I have this loop:
for index, row in df.iterrows():
process_row(index, row)
where process_row is a method that calls two time an API.
def process_row(index, row):
print("Evaluating row index:", index)
question = row["Question"]
answer = row["Answer"]
instruct = "..."
instruct2 = "..."
try:
completion = openai.ChatCompletion.create(
model="gpt-3.5-turbo", messages=[{"role": "user", "content": instruct}]
)
response = completion["choices"][0]["message"]["content"]
completion = openai.ChatCompletion.create(
model="gpt-3.5-turbo", messages=[{"role": "user", "content": instruct2}]
)
response2 = completion["choices"][0]["message"]["content"]
.... OTHER CODE ....
except Exception as e:
print(e)
I want that if the whole method takes more than 30 seconds for an iteration, it performs this:
min_vote = 10
row_with_vote = row.tolist() + [min_vote]
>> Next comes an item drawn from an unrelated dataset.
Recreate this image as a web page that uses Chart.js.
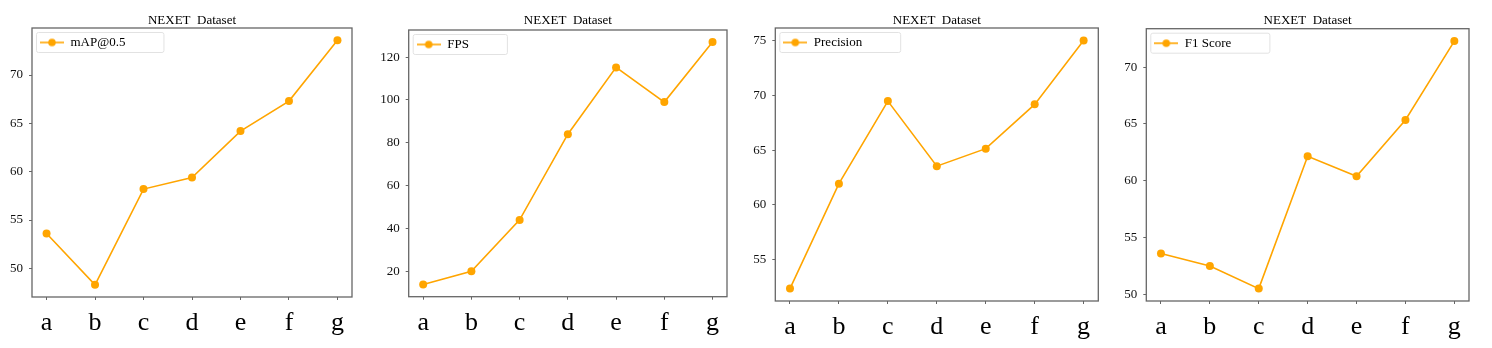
<!DOCTYPE html>
<html>
<head>
<meta charset="utf-8">
<script src="https://cdn.jsdelivr.net/npm/chart.js@4"></script>
<style>
  body { margin: 0; background: #fff; }
  .panel { position: absolute; top: 0; width: 373px; height: 348px; }
</style>
</head>
<body>
<div class="panel" style="left:0px"><canvas id="c0"></canvas></div>
<div class="panel" style="left:373px"><canvas id="c1"></canvas></div>
<div class="panel" style="left:746px"><canvas id="c2"></canvas></div>
<div class="panel" style="left:1119px"><canvas id="c3"></canvas></div>
<script>
// categories on the x axis
const categories = ["a", "b", "c", "d", "e", "f", "g"];

// one series per panel
const mapValues = [53.6, 48.3, 58.2, 59.4, 64.2, 67.3, 73.6];
const fpsValues = [13.8, 20.0, 44.0, 84.0, 115.2, 99.0, 127.0];
const precisionValues = [52.35, 61.95, 69.5, 63.55, 65.15, 69.2, 75.05];
const f1Values = [53.6, 52.5, 50.5, 62.15, 60.4, 65.35, 72.3];

// y tick labels per panel
const mapTicks = [50, 55, 60, 65, 70];
const fpsTicks = [20, 40, 60, 80, 100, 120];
const precisionTicks = [55, 60, 65, 70, 75];
const f1Ticks = [50, 55, 60, 65, 70];

const seriesNames = ["mAP@0.5", "FPS", "Precision", "F1 Score"];
const titleText = "NEXET  Dataset";

const orange = "#ffa500";
const axisGray = "#666666";

Chart.defaults.font.family = "'Liberation Serif', 'Times New Roman', serif";
Chart.defaults.color = "#000";

// little line+dot glyph for the legend
function legendGlyph(){
    const c = document.createElement("canvas");
    c.width = 24; c.height = 10;
    const g = c.getContext("2d");
    g.strokeStyle = orange;
    g.lineWidth = 1.6;
    g.beginPath(); g.moveTo(0, 5); g.lineTo(24, 5); g.stroke();
    g.fillStyle = orange;
    g.beginPath(); g.arc(12, 5, 3.8, 0, Math.PI*2); g.fill();
    return c;
}
const glyph = legendGlyph();

// frame round the plot area and a faint box round the legend
const framePlugin = {
    id: "frame",
    afterLayout(chart){
        // keep the legend inside the plot, at its top-left corner
        chart.legend.top = chart.chartArea.top;
        chart.legend.left = chart.chartArea.left;
    },
    afterDraw(chart){
        const ctx = chart.ctx;
        const a = chart.chartArea;
        ctx.save();
        ctx.strokeStyle = axisGray;
        ctx.lineWidth = 1.3;
        ctx.strokeRect(a.left, a.top, a.right - a.left, a.bottom - a.top);
        const hb = chart.legend.legendHitBoxes[0];
        if(hb){
            ctx.strokeStyle = "#e2e2e2";
            ctx.lineWidth = 1;
            ctx.beginPath();
            ctx.roundRect(hb.left - 3.5, hb.top - 3.5, hb.width + 42, hb.height + 7, 2);
            ctx.stroke();
        }
        ctx.restore();
    }
};

// plot box per panel, in canvas pixels: left, right, top, bottom
const boxes = [
    [32, 352, 28, 297],
    [35.7, 354, 30, 296.7],
    [29.3, 352.3, 28, 301],
    [27.3, 350, 28.7, 301]
];

function makeChart(id, name, values, ticks, box){
    const lo = Math.min(...values), hi = Math.max(...values);
    const pad = (hi - lo) * 0.05;
    const [left, right, top, bottom] = box;
    const titleH = 13 * 1.2;
    return new Chart(document.getElementById(id), {
        type: "line",
        data: {
            datasets: [{
                label: name,
                data: values.map((v, i) => ({x: i, y: v})),
                borderColor: orange,
                backgroundColor: orange,
                borderWidth: 1.6,
                pointRadius: 4,
                pointBorderWidth: 0,
                pointBackgroundColor: orange,
                tension: 0
            }]
        },
        options: {
            responsive: true,
            maintainAspectRatio: false,
            animation: false,
            layout: { padding: { left: 0, right: 373 - right, top: 0, bottom: 0 } },
            plugins: {
                title: {
                    display: true,
                    text: titleText,
                    fullSize: false,
                    font: { size: 13, weight: "normal", lineHeight: 1.2 },
                    color: "#000",
                    padding: { top: 13, bottom: top - 13 - titleH }
                },
                legend: {
                    position: "chartArea",
                    align: "start",
                    labels: {
                        usePointStyle: true,
                        pointStyleWidth: 24,
                        padding: 8,
                        font: { size: 13 },
                        color: "#000",
                        generateLabels: (chart) => [{
                            text: name,
                            pointStyle: glyph,
                            fillStyle: orange,
                            strokeStyle: orange,
                            lineWidth: 0,
                            datasetIndex: 0
                        }]
                    }
                },
                tooltip: { enabled: false }
            },
            scales: {
                x: {
                    type: "linear",
                    min: -0.3,
                    max: 6.3,
                    border: { display: false },
                    grid: { drawOnChartArea: false, drawTicks: true, tickLength: 3, color: axisGray },
                    afterBuildTicks: (s) => { s.ticks = categories.map((c, i) => ({value: i})); },
                    afterFit: (s) => { s.height = 348 - bottom; },
                    ticks: {
                        padding: 8,
                        font: { size: 26 },
                        color: "#000",
                        maxRotation: 0,
                        autoSkip: false,
                        callback: (v) => categories[v]
                    }
                },
                y: {
                    min: lo - pad,
                    max: hi + pad,
                    border: { display: false },
                    grid: { drawOnChartArea: false, drawTicks: true, tickLength: 3, color: axisGray },
                    afterBuildTicks: (s) => { s.ticks = ticks.map(t => ({value: t})); },
                    afterFit: (s) => { s.width = left; },
                    ticks: {
                        padding: 6,
                        font: { size: 13 },
                        color: "#111"
                    }
                }
            }
        },
        plugins: [framePlugin]
    });
}

makeChart("c0", seriesNames[0], mapValues, mapTicks, boxes[0]);
makeChart("c1", seriesNames[1], fpsValues, fpsTicks, boxes[1]);
makeChart("c2", seriesNames[2], precisionValues, precisionTicks, boxes[2]);
makeChart("c3", seriesNames[3], f1Values, f1Ticks, boxes[3]);
</script>
</body>
</html>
passed_writer.writerow(row_with_vote)
How can I do so? I tried something with concurrent.futures but I don't see any improvement, but if you want I can add it to the post. I have seen other posts but they make a check after every instruction, while I'm pretty sure that in my case it wouldn't solve as the program gets stuck at a single line. Moreover, what reasons can make the method this slow? Most of the iteration take just a couple of seconds, while sometimes one takes 10 or more minutes so something goes wrong.